Modern Slavery

By Rosa Miriam Elizalde on May 8, 2025

Cuban medical brigades, photo: afp

In an exercise in diplomatic cynicism bordering on the grotesque, the US government accuses Cuba of “modern slavery” for its international medical cooperation, while practicing, in broad daylight and with apparent legal cover, brutal forms of institutionalized trafficking against Latin American migrants.

The paradox is not insignificant: while Cuban doctors save lives in the most impoverished regions of the planet, the Trump administration chains human beings hand and foot, ships them like cattle to third countries, and hands them over to disappear into the bowels of torture centers.

For decades, Cuba has maintained an unprecedented medical collaboration program, with more than 600,000 health workers in 165 countries.

These doctors have faced pandemics, hurricanes, famines, and humanitarian crises based on a principle described by Fidel Castro regarding Cuban collaboration in health: “In international relations, we practice our solidarity with deeds, not with fine words” (https:// acortar.link/usRGWt).

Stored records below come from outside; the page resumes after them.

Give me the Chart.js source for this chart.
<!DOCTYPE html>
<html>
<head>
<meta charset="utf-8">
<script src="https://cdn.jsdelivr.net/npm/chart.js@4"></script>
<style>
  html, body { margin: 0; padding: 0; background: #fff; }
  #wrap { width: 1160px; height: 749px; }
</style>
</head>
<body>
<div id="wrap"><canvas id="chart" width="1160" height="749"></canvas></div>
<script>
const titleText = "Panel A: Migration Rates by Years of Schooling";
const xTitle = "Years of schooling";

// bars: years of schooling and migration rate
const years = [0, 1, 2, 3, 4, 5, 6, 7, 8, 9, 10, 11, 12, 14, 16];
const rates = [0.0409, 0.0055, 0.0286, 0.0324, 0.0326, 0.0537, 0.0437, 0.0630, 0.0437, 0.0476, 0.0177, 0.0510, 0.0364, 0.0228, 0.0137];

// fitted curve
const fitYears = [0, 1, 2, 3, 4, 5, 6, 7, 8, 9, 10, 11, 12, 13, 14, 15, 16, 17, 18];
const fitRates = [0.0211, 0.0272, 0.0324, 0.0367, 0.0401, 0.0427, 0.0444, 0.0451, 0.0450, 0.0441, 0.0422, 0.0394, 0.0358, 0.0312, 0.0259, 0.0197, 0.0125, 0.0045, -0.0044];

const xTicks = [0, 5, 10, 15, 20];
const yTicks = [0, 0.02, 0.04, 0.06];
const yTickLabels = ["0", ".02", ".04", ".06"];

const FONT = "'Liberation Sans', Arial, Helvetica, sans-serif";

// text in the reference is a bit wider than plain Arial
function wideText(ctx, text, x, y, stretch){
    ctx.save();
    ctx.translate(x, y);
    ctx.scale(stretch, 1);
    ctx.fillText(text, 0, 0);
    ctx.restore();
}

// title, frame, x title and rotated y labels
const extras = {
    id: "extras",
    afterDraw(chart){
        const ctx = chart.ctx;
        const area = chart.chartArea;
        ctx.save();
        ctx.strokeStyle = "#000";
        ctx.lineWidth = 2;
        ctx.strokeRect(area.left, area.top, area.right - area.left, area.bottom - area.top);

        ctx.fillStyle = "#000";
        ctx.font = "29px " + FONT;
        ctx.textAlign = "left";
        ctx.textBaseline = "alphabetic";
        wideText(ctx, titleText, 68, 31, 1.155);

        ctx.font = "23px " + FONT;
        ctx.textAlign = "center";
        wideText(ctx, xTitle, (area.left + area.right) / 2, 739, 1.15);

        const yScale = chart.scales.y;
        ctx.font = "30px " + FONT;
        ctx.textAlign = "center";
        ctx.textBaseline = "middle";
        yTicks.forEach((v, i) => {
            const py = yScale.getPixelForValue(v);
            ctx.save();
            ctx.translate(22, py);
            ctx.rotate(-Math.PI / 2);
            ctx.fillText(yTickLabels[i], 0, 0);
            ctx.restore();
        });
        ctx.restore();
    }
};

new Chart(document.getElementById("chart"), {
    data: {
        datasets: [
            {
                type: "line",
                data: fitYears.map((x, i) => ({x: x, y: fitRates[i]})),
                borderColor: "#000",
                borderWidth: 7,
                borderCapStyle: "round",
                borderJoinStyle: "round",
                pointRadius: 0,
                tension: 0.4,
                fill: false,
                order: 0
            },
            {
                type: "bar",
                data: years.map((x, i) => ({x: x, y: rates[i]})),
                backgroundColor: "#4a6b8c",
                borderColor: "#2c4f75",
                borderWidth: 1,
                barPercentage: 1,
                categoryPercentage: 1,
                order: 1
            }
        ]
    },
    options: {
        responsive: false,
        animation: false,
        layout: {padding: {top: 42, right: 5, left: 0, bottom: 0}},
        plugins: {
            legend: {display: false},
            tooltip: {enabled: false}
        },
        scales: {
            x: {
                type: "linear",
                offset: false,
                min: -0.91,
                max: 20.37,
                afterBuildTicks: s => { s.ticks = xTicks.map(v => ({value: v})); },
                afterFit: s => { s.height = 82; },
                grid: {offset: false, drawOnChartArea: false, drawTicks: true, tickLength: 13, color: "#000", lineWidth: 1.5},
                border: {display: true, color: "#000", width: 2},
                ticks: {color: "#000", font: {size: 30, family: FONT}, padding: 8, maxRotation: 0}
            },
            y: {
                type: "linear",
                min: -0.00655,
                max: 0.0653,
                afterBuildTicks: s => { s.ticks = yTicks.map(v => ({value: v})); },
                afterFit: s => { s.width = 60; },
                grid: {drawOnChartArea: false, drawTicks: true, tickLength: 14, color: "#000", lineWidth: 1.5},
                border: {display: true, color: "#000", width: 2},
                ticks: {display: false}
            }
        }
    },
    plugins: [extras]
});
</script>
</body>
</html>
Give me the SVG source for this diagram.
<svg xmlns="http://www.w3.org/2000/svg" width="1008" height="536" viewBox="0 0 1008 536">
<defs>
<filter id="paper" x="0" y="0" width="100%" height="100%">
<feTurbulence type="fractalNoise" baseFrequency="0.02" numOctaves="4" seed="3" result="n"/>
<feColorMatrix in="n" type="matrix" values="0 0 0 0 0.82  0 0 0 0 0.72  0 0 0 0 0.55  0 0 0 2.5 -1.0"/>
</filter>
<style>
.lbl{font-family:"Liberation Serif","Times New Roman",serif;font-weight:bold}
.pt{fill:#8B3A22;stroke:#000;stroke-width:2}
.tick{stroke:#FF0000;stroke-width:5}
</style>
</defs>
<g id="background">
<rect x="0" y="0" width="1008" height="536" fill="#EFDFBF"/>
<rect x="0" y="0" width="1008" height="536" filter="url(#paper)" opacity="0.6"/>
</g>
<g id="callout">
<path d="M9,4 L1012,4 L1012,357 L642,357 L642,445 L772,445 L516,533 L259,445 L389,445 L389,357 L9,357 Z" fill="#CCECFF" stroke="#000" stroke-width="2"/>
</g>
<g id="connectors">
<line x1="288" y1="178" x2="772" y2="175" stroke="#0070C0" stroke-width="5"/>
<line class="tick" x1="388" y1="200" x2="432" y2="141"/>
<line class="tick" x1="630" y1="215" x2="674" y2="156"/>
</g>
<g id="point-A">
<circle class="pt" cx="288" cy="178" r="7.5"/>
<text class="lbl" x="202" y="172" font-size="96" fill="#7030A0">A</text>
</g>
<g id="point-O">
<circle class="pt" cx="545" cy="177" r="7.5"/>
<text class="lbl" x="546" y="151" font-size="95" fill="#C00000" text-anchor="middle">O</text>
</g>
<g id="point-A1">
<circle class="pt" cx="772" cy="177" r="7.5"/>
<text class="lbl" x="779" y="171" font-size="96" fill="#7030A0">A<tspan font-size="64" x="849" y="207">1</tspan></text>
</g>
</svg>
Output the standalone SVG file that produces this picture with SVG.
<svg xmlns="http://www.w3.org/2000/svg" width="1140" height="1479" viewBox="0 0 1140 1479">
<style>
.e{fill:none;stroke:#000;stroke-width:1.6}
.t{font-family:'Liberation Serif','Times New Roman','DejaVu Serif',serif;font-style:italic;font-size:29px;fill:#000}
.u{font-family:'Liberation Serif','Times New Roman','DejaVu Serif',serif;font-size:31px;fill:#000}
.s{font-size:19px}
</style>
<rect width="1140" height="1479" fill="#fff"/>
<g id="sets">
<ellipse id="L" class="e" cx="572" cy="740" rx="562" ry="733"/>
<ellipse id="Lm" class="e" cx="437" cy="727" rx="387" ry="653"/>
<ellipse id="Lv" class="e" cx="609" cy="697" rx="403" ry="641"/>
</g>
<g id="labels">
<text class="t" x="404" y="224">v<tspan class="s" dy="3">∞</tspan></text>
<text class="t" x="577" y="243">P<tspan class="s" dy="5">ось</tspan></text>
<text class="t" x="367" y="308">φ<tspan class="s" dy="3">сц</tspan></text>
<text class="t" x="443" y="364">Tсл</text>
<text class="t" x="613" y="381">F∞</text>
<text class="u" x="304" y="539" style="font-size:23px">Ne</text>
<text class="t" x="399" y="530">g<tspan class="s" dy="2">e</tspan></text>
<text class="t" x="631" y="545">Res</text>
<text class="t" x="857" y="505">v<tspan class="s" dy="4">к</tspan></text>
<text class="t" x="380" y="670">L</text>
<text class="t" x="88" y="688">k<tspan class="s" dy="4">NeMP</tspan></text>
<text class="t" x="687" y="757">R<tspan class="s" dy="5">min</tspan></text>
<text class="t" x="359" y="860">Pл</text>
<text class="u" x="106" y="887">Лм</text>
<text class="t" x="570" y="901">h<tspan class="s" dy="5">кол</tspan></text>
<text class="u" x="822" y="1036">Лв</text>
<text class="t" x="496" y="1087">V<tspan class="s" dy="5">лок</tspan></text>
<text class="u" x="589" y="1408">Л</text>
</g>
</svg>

But Washington, from Bush to Trump, has not stopped trying to discredit this model, accusing it of “human trafficking” and “forced labor,” when in reality what bothers them is that Cuba exports dignity, as defined by Kant: the German philosopher distinguished between what has a price and what has dignity. Things that can be replaced by something equivalent have a price, while things that transcend all price and admit no equivalent have dignity.

This contrasts sharply with what is happening north of the Rio Grande. The new Trump administration, determined to implement a “zero tolerance” immigration policy under supremacist parameters, has reactivated the mechanism of chain deportations without due process of law. Immigrants are deported without trial or opportunity to respond to the allegations against them.

They are expelled in shackles and handcuffs, crammed into planes that take them not necessarily to their country of origin, but to whatever country Washington designates as a “safe third country.”

The case of Venezuelans deported to El Salvador is particularly scandalous.

The Central American country, turned by Bukele into a drone-monitored dystopia, has offered the US government an infrastructure of repression without accountability: the Terrorism Confinement Center (Cecot), a mega-prison where overcrowding, torture, disappearances, and denial of due process and contact with family members are commonplace, according to human rights organizations. Thus, Washington outsources its migratory violence with lessons well learned from the Bush era: if detainees are outside the national territory, they have no rights before the US justice system. That was the doctrine for Guantanamo. Today, Trump is recycling it to deport and repress without judicial cost.

Meanwhile, the propaganda machine of the State Department and its media satellites in Miami repeat the mantra that “Cuban doctors are slaves.”

But where is the slavery? In the scalpel that operates on a child in Haiti for free? In the vaccine administered in Angola? Or in the chained hands of migrants fleeing violence in their home countries and ending up in a Salvadoran cell with no name and no lawyer? How is this situation any different from the disappeared in Argentina, Uruguay, Guatemala, or Chile during the dirty wars of the 1970s and 1980s?

The hypocrisy is not new, but it is more blatant. Accusing Cuba of what the US practices on an industrial scale is an old strategy: blaming the victim to hide one’s own crimes. The shackles with which migrants are deported cannot hide the true face of an empire that calls itself free and democratic, while reproducing, with new technology, the chains of the slave ships that continue to sail through the modern conscience of the West.

In Slave Ship (Capitán Swing, 2023), US historian Markus Rediker analyzes the Atlantic slave trade from the late 15th century to the end of the 19th century, a period spanning 400 years. “The compartments were so crowded that there was hardly room to turn around. The chains they wore to prevent any temptation to escape left their wrists, necks, and ankles raw.” Just like today.

Trumpism is the official absence of masks: there is an open bar of fascism, and those who cross the line are not kicked out of the party, but are put in charge of organizing another one, like this one blaming Cuba for “modern slavery,” while “slave ships” fly low from north to south, over our heads.

Rosa Miriam Elizalde is a Cuban journalist who is First Vice President of the Union of Cuban Journalists {UPEC) and was a founder of Cuba Debate and a writer of several books. She is also a regular contributor to La Jornada.